Federici has assisted in 17 bowl games during his career, including the 2001 Senior Bowl, 2005 and 2022 Capital One bowls, 2006, 2009, 2014, 2017 and 2019 Outback bowls, 2006 Alamo Bowl, 2010 Orange Bowl, both the 2010 and 2011 Insight bowls, the 2015 TaxSlayer Bowl, 2016 Rose Bowl, 2017 Pinstripe Bowl, 2019 Holiday Bowl, and 2020 Music City Bowl before its cancelation.
Federici also served as a championship team operations liaison at the college football playoff national championship games from 2015-19.
Federici joined the Iowa Athletic Department staff in 2004 after serving as the head athletic trainer for the Seattle Seahawks for five seasons. Prior to joining the Seahawks in January, 1999, Federici was the head athletic trainer at Vanderbilt University from 1994-99.
As an assistant athletic trainer at Vanderbilt from 1987-1993, Federici worked with football, baseball, men’s basketball and men’s and women’s golf teams.
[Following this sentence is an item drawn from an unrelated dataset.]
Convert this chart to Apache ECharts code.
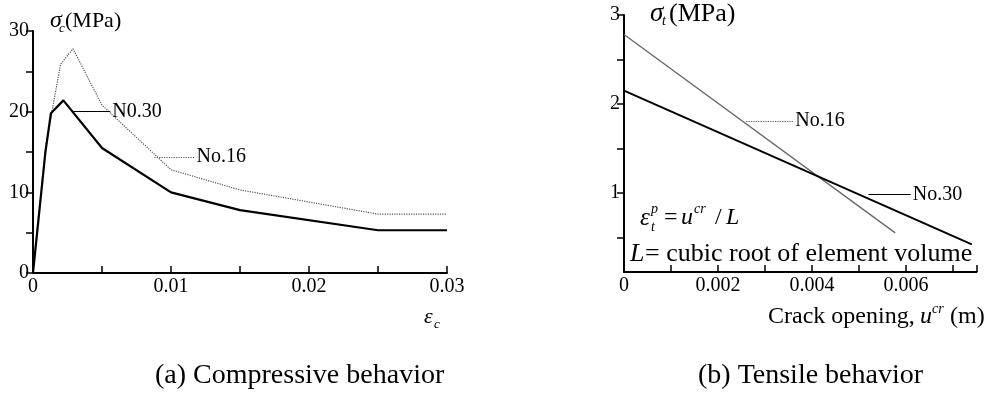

He was named head athletic trainer for the Commodores in 1994 and was recognized as the College Athletic Trainer of the Year by the Tennessee Athletic Trainers Society that year.
Certified by the National Athletic Trainers Association in 1985, Federici served as a test site administrator and host athletic trainer for the N.A.T.A. Board of Certification examinations from 1991-95. He has volunteered for the Tennessee State Amateur Games, the LPGA Sara Lee Tournament at Hermitage Golf Club, and the Senior PGA Bell South Tournament at Springhouse Golf Club. Federici was a case study presenter at the 2001 A.O.S.S.M. meeting in Phoenix, Ariz., as well as the 2002 N.A.T.A. June Symposium in Dallas, Texas.
While at Vanderbilt, Federici served on several athletic department committees, including the Mission/Vision planning team, the External Communications Committee, the Management Team of Department Heads, and the Sports Nutrition Planning Team.
Federici earned his B.S. degree in Health Education from Penn State University in 1985 and his M.Ed. in Health Promotion/Education from Vanderbilt in 1991.
Federici was born in Findlay, Ohio, and grew up in Oakmont, Pennsylvania. He and his wife, Teddie, have a son, Noah.